TASK MATERIAL

BEGIN

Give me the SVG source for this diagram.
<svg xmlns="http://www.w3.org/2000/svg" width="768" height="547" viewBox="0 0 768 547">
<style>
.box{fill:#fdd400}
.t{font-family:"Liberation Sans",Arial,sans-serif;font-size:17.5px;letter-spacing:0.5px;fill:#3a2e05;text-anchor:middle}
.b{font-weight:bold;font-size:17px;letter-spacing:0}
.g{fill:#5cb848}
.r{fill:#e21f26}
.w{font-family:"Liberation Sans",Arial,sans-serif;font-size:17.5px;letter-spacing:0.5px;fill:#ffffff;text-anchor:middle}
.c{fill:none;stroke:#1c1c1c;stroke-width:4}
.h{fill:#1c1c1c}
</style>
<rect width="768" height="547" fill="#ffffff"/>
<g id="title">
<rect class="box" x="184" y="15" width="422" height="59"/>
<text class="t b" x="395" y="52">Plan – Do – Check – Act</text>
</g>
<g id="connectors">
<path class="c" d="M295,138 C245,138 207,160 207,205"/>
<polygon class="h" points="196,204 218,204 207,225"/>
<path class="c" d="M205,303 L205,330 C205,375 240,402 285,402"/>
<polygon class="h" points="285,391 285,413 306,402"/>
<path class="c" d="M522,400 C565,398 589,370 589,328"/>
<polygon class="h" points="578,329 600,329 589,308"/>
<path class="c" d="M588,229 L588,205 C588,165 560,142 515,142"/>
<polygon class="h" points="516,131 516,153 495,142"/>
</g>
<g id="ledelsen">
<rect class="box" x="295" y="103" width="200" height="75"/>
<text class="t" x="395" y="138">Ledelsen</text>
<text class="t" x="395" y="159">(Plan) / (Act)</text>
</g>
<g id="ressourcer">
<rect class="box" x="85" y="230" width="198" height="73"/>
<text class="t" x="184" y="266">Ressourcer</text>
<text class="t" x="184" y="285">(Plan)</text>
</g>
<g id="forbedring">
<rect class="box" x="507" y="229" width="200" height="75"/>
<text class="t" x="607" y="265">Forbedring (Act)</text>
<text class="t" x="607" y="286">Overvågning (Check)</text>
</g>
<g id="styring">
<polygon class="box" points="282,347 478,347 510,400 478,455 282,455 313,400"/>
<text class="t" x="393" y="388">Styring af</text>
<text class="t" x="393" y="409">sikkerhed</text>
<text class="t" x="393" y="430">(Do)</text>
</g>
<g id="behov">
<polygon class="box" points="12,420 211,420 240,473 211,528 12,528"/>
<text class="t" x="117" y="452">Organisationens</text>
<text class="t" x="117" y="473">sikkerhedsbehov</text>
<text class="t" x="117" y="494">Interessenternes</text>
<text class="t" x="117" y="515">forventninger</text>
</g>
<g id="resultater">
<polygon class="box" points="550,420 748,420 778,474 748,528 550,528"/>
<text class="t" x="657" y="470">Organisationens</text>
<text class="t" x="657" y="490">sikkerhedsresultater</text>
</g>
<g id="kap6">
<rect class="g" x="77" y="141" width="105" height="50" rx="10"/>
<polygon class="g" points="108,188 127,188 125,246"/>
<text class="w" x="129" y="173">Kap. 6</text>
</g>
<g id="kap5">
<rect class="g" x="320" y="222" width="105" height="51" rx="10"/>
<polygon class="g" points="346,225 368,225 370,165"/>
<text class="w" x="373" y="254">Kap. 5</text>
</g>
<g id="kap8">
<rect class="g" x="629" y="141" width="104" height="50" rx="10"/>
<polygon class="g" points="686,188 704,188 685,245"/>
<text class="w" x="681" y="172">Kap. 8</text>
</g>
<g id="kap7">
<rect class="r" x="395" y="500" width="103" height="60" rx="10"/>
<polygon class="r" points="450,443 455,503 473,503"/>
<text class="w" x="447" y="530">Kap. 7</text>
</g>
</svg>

END
BEGIN

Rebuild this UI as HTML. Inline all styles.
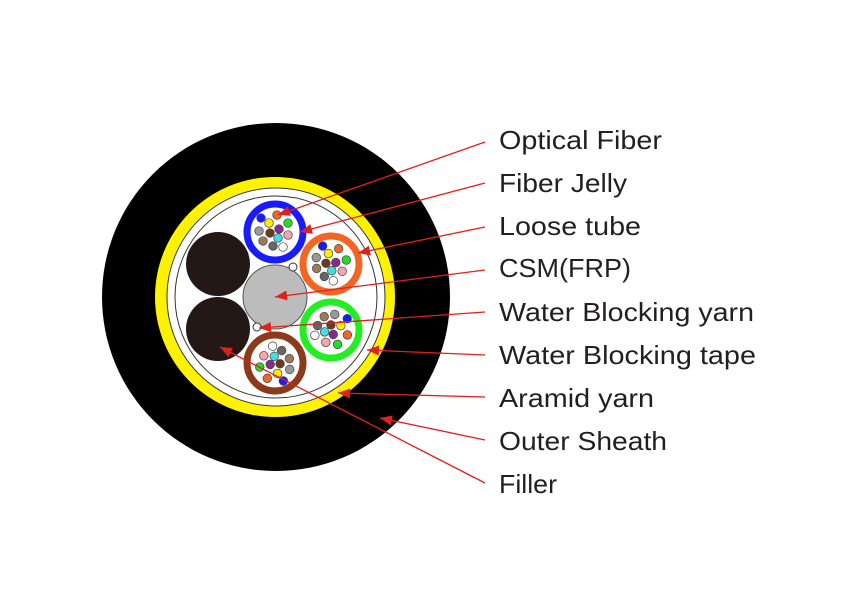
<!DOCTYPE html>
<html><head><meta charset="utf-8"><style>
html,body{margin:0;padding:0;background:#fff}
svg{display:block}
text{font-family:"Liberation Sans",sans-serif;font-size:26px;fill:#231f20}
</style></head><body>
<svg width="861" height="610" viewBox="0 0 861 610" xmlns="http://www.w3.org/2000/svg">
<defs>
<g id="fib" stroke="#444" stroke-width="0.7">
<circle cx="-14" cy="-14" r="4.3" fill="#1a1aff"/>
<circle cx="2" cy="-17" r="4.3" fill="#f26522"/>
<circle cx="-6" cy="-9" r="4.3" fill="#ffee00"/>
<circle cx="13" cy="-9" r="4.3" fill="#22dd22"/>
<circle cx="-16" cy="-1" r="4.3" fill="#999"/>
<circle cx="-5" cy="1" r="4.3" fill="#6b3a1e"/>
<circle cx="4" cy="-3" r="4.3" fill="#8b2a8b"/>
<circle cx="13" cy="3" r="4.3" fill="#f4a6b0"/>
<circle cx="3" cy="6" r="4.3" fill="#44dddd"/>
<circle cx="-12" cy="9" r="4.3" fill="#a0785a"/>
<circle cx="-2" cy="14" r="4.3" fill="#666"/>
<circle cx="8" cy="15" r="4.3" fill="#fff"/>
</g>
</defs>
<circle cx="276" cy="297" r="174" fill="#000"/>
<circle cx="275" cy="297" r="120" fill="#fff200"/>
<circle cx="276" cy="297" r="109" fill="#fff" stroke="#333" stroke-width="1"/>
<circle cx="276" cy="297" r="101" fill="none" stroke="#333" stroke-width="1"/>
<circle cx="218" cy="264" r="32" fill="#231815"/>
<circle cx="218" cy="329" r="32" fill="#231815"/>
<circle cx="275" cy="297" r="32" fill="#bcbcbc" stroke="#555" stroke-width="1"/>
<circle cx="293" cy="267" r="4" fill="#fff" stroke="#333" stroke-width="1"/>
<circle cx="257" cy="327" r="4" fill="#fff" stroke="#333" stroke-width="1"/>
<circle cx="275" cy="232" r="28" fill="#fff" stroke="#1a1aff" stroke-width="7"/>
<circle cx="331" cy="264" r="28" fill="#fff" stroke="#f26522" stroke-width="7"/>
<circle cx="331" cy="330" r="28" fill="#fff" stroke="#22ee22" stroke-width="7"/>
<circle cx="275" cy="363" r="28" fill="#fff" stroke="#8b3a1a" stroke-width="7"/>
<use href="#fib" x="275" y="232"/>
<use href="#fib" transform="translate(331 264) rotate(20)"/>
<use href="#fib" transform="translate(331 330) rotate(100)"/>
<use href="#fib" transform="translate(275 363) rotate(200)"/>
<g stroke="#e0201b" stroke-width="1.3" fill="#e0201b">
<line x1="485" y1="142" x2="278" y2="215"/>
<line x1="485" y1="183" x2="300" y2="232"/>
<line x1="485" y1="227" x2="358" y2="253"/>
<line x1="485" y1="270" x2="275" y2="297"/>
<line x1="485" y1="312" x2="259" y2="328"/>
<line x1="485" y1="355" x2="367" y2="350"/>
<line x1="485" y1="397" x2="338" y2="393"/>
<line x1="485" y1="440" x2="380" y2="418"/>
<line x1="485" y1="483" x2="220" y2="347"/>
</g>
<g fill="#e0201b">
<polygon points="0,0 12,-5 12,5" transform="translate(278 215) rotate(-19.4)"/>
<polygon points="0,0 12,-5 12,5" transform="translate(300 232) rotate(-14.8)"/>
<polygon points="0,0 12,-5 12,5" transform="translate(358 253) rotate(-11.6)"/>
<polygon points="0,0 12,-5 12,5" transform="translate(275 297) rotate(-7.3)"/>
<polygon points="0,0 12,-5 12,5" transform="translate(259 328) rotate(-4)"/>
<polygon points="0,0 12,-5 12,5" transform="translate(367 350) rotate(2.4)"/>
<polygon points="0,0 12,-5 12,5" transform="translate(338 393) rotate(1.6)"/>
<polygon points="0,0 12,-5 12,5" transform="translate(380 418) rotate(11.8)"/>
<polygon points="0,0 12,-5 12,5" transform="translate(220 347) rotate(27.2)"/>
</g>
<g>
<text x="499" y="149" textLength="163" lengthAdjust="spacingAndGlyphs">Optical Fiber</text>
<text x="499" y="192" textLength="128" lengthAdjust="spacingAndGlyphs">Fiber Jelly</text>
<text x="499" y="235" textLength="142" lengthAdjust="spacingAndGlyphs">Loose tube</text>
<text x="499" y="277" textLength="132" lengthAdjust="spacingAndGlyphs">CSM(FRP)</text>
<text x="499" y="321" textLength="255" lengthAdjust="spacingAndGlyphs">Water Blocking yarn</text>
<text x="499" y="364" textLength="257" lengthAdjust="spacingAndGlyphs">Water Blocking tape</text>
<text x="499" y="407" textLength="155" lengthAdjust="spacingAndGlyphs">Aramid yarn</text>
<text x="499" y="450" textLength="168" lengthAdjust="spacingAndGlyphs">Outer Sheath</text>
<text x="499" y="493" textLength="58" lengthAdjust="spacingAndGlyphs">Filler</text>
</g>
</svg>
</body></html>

END

JOB
In the records above, locate each line with the word "this". Copy all such lines.

THE COMPLETED TASK
Give me the SVG source for this diagram.
Rebuild this UI as HTML. Inline all styles.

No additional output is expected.